These scripts are for creating Elasticsearch indices over training datasets, particularly instruction tuning datasets, and querying them with test sets to compute overlap. They can be used for quantifying and analyzing training dataset contamination.
Elasticsearch needs to up and running for creating and querying indices. You can run it locally by following the steps here. Make sure to keep track of the password and save it as an environment variable, ELASTIC_PASSWORD
, e.g.:
export ELASTIC_PASSWORD=[password]
You can index the training sets either as text or as dense vectors. The indexing script assumes that the training dataset is a Huggingface dataset, and has a field that contains prompt-response pairs in a conversational format, e.g. a messages
field that looks like
[
{
"role": "user",
"content": "Write me a poem."
},
{
"role": "assistant",
"content": "Sorry, I cannot help you with that."
}
]
The script indexes each turn as a separate Elasticsearch document, and importantly only indexes the messages of one specific role. The assumption is that you would want to index only the prompts for quantifying contamination. You can control this behavior using the --messages_field
, --query_filter
, and --query_field
options as follows:
python index.py --messages_field messages --query_filter role:user --query_field content
The setting above looks for the messages
field in the dataset, finds messages where the role
is user
and indexes their content
.
You can index one dataset at a time as follows
python index.py --dataset HF_DATASET_NAME
Alternatively, you can pass a training configuration yaml with a dataset_mixer
field to index all the datasets in the mix.

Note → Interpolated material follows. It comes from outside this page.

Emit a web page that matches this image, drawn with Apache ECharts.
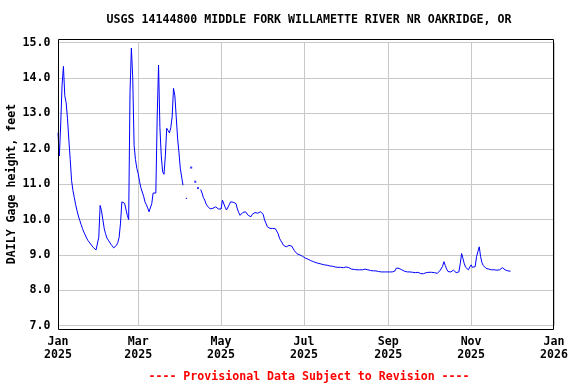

python index.py --dataset_mixer_config config.yaml
By default, the indexing script indexes the text in the datasets. If you want to perform soft matching, you can change --index_type
, and specify an embedding model (defaults to NV-Embed-v2).
python index.py --index_type vector --model nvidia/NV-Embed-v2
The script assumes you are running this on GPUs and uses all the available devices. You can adjust --max_batch_tokens
to a suitable value if you run into OOM errors or if you want to use your GPUs more effectively.

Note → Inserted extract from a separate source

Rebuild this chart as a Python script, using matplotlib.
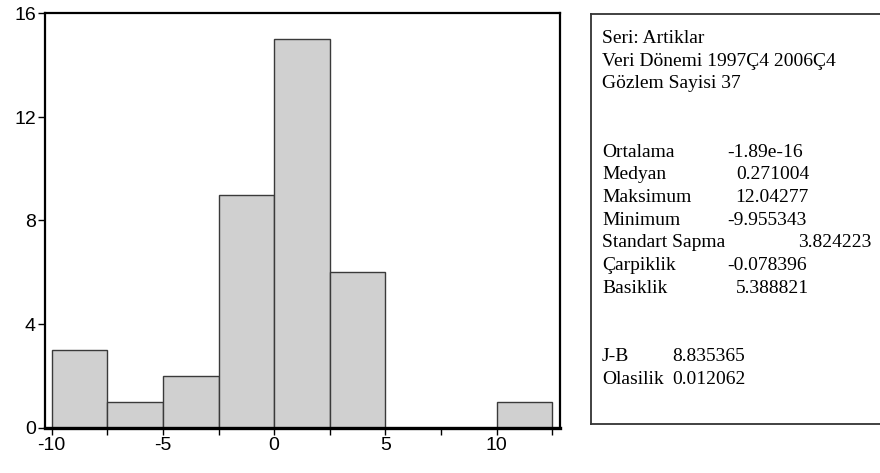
import matplotlib
matplotlib.use("Agg")
import matplotlib.pyplot as plt
from matplotlib.ticker import MultipleLocator, FuncFormatter

plt.rcParams["font.family"] = ["Liberation Sans", "DejaVu Sans"]

# histogram of residuals (bin width 2.5)
bin_left = [-10, -7.5, -5, -2.5, 0, 2.5, 5, 7.5, 10]
bin_width = 2.5
counts = [3, 1, 2, 9, 15, 6, 0, 0, 1]

y_ticks = [0, 4, 8, 12, 16]

# stats box text
header_lines = ["Seri: Artiklar", "Veri Dönemi 1997Ç4 2006Ç4", "Gözlem Sayisi 37"]
stat_names = ["Ortalama", "Medyan", "Maksimum", "Minimum", "Standart Sapma",
              "Çarpiklik", "Basiklik"]
stat_values = ["-1.89e-16", "0.271004", "12.04277", "-9.955343", "3.824223",
               "-0.078396", "5.388821"]
test_names = ["J-B", "Olasilik"]
test_values = ["8.835365", "0.012062"]

W, H = 880, 473
fig = plt.figure(figsize=(W / 100, H / 100), dpi=100)

def px(x, y):
    # pixel coords (top-left origin) -> figure fraction
    return x / W, 1 - y / H

ax = fig.add_axes([45 / W, 1 - 427.5 / H, (560 - 45) / W, (427.5 - 13.5) / H])
ax.bar(bin_left, counts, width=bin_width, align="edge",
       color="#d0d0d0", edgecolor="#3a3a3a", linewidth=1.0, zorder=2)
ax.set_xlim(-10.30, 12.85)
ax.set_ylim(0, 16)

ax.xaxis.set_major_locator(MultipleLocator(5))
ax.xaxis.set_minor_locator(MultipleLocator(2.5))
ax.set_yticks(y_ticks)
ax.xaxis.set_major_formatter(FuncFormatter(lambda v, p: "%d" % v))
ax.tick_params(axis="both", which="both", direction="out", length=5, width=1,
               color="black", labelsize=14, pad=1.5)

for s in ["left", "top", "right"]:
    ax.spines[s].set_linewidth(1.6)
ax.spines["bottom"].set_linewidth(2.4)

# stats panel
box = fig.add_axes([591 / W, 1 - 424 / H, (900 - 591) / W, (424 - 14) / H])
box.set_xticks([])
box.set_yticks([])
for s in box.spines.values():
    s.set_linewidth(1.3)
    s.set_color("#333333")

font = dict(family="Liberation Serif", size=14, color="black", va="baseline")
lx = 602
step = 22.7
y0 = 43

row = 0
for t in header_lines:
    fig.text(*px(lx, y0 + row * step), t, **font)
    row += 1
row += 2
value_x = [727, 736, 735, 727, 798, 727, 736]
for name, val, vx in zip(stat_names, stat_values, value_x):
    fig.text(*px(lx, y0 + row * step), name, **font)
    fig.text(*px(vx, y0 + row * step), val, **font)
    row += 1
row += 2
for name, val in zip(test_names, test_values):
    fig.text(*px(lx, y0 + row * step), name, **font)
    fig.text(*px(672, y0 + row * step), val, **font)
    row += 1

fig.savefig("out.png", dpi=100)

The searching script lets you query one or more text
or a vector
indices with a test set. When querying a text
index, you can perform an ngram match, a full text match, or an embedding-based match of a specified field(s) in the test set. The basic usage looks like
python search.py --train_dataset_names allenai/tulu-2-sft-mixture allenai/wildchat-1m --dataset tatsu-lab/alpaca_eval --split eval --field instruction --output_dir /path/to/output
The command above queries the indices corresponding to the two training sets, allenai/tulu-2-sft-mixture
and allenai/wildchat-1m
(assuming these were indexed earlier) with the AlpacaEval dataset, particularly the instruction
field in the eval
split.
The script will create in the output directory one jsonl
file per each pair of index and evaluation dataset with instance-level information about the matches, and a TSV file called contamination_report.tsv
with a table of contamination scores for all the pairs.
Like with the indexing script, a dataset mixer configuration can be passed with the --dataset_mixer_config
option instead of --train_dataset_names
.
If no evaluation dataset is specified using the --dataset
option, the entire Tulu 3 evaluation suite will be used to query the specified indices.
Text indexes can be queried for ngram matches instead of full field matches (default) as follows
python search.py --train_dataset_names TRAIN_DATASET_NAME --ngram_size SIZE [--match_threshold THRESHOLD]
Matching scores are then computed as follows:
- For each token in the test instance, all matching training documents are retrieved. A training document is considered a match for a token if it is part of an ngram of the specified
SIZE
in the test instance, that also occurs in the training document. - The single training document that covers the most number of tokens in the test instance is considered the largest match.
- If no threshold is specified, the match score for the test instance is the proportion of the matched tokens. If a threshold is specified, the score is
0
or1
depending on the threshold. - The evaluation dataset level match (or contamination) score is the average of instance level match scores.
If the index is created using --index_type vector
, the same option needs to be specified for searching as well, along with the same --model MODEL_NAME
. The searching script also assumes you are running this on GPUs.
You can specify a --match_threshold
here as well, and the behavior is similar to that in ngram matching, except that the match scores here come from embedding similarity.
If you need to remove instances from the training sets that match any of the test instances, just pass a --decontaminate
option to search.py
. The output directory will contain one decontaminated jsonl
file per training dataset. If you pass a --match_treshold
, only those train instances that have a matching score greater than the threshold with any of the test instances will be removed.
Note that elasticsearch retrieves a limited number of hits each time you search. You can increase this by requesting a larger number of results by passing a different value to --search_size
(default is 100). Setting this to a larger number (e.g. 10000) is a good idea if you are decontaminating datasets. Since elasticsearch does not necessarily retrieve all the documents that match, it is not guaranteed that decontamination removes all the matching training instances. You can always check for contamination after decontaminating a dataset to see how effective it was.